Scientific classification
- Kingdom: Plantae
- Clade: Tracheophytes
- Clade: Angiosperms
- Clade: Eudicots
- Clade: Rosids
- Order: Malpighiales
- Family: Euphorbiaceae
- Genus: Macaranga
- Species: M. indica
- Binomial name: Macaranga indica Wight
- Synonyms: Macaranga adenantha Gagnep.; Tanarius indicus (Wight) Kuntze; Trewia hernandifolia Roth ;

= Macaranga indica =

- Genus: Macaranga
- Species: indica
- Authority: Wight
- Conservation status: LC
- Synonyms: Macaranga adenantha Gagnep., Tanarius indicus (Wight) Kuntze, Trewia hernandifolia Roth

Species of flowering plant

Macaranga indica is a heliophilous evergreen plant native to South and Southeast Asia and China. A crimson colored resin called "macaranga gum" is obtained from this plant.
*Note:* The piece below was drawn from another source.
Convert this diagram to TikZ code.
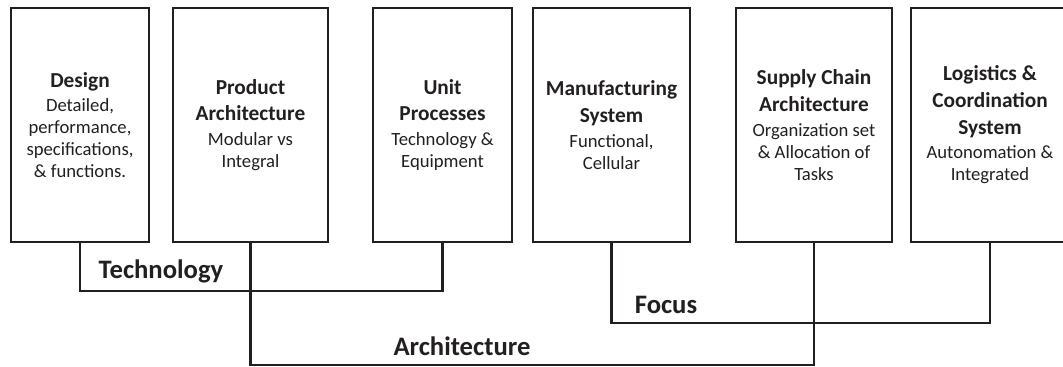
\documentclass[tikz,border=0pt]{standalone}
\usepackage{fontspec}
\setmainfont{Carlito}
\usepackage{tikz}
\usetikzlibrary{positioning}
\definecolor{ink}{HTML}{231F20}
\newcommand{\stagetitle}[1]{{\fontsize{16}{20}\selectfont\bfseries #1}}
\tikzset{
  stage/.style={draw=ink, line width=1.2pt, rectangle, align=center, text=ink,
    minimum height=175.5pt, inner sep=2pt, outer sep=0pt,
    font=\fontsize{14}{16.5}\selectfont},
  link/.style={draw=ink, line width=2pt},
  grouplabel/.style={text=ink, anchor=base, inner sep=0pt,
    font=\fontsize{20}{24}\selectfont\bfseries}
}

\begin{document}
\begin{tikzpicture}[x=0.75pt, y=-0.75pt]
\path[use as bounding box, clip] (0,0) rectangle (1063,367);

% stages
\node[stage, minimum width=103.5pt] (design)   at (80,125)    {\stagetitle{Design}\\[2pt]Detailed,\\performance,\\specifications,\\\& functions.};
\node[stage, minimum width=116.25pt] (prodarch) at (250.5,125) {\stagetitle{Product}\\[3.5pt]\stagetitle{Architecture}\\[2pt]Modular vs\\Integral};
\node[stage, minimum width=104.25pt] (unitproc) at (442.5,125) {\stagetitle{Unit}\\[3.5pt]\stagetitle{Processes}\\[2pt]Technology \&\\Equipment};
\node[stage, minimum width=117.75pt] (mfgsys)   at (611.5,125) {\stagetitle{Manufacturing}\\[3.5pt]\stagetitle{System}\\[2pt]Functional,\\Cellular};
\node[stage, minimum width=117pt] (scarch)   at (814,125)   {\stagetitle{Supply Chain}\\[3.5pt]\stagetitle{Architecture}\\[2pt]Organization set\\\& Allocation of\\Tasks};
\node[stage, minimum width=118.5pt] (logsys)   at (990,125) {\stagetitle{Logistics \&}\\[3.5pt]\stagetitle{Coordination}\\[3.5pt]\stagetitle{System}\\[2pt]Autonomation \&\\Integrated};

% brackets
\coordinate (techbar) at (250,291);
\coordinate (focusbar) at (800,323);
\coordinate (archbar) at (500,365);

\draw[link] (design.south) |- (techbar) -| (unitproc.south);
\draw[link] (prodarch.south) |- (archbar) -| (scarch.south);
\draw[link] (mfgsys.south) |- (focusbar) -| (logsys.south);

\node[grouplabel] (techlbl)  at (161,278) {Technology};
\node[grouplabel] (focuslbl) at (666,313) {Focus};
\node[grouplabel] (archlbl)  at (462,355) {Architecture};
\end{tikzpicture}
\end{document}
Many parts of the plant are used for ayurvedic medicine in India and Sri Lanka.

==Description==
Macaranga indica is a resinous tree, up to 16 m tall. The grayish bark is smooth in texture. Its leaves are simple and alternately arranged, peltate, orbicular-ovate, apex is acuminate, and palmately 8 to 9-nerved. The unisexual flowers are dioecious. The one-seeded fruit is a globose capsule.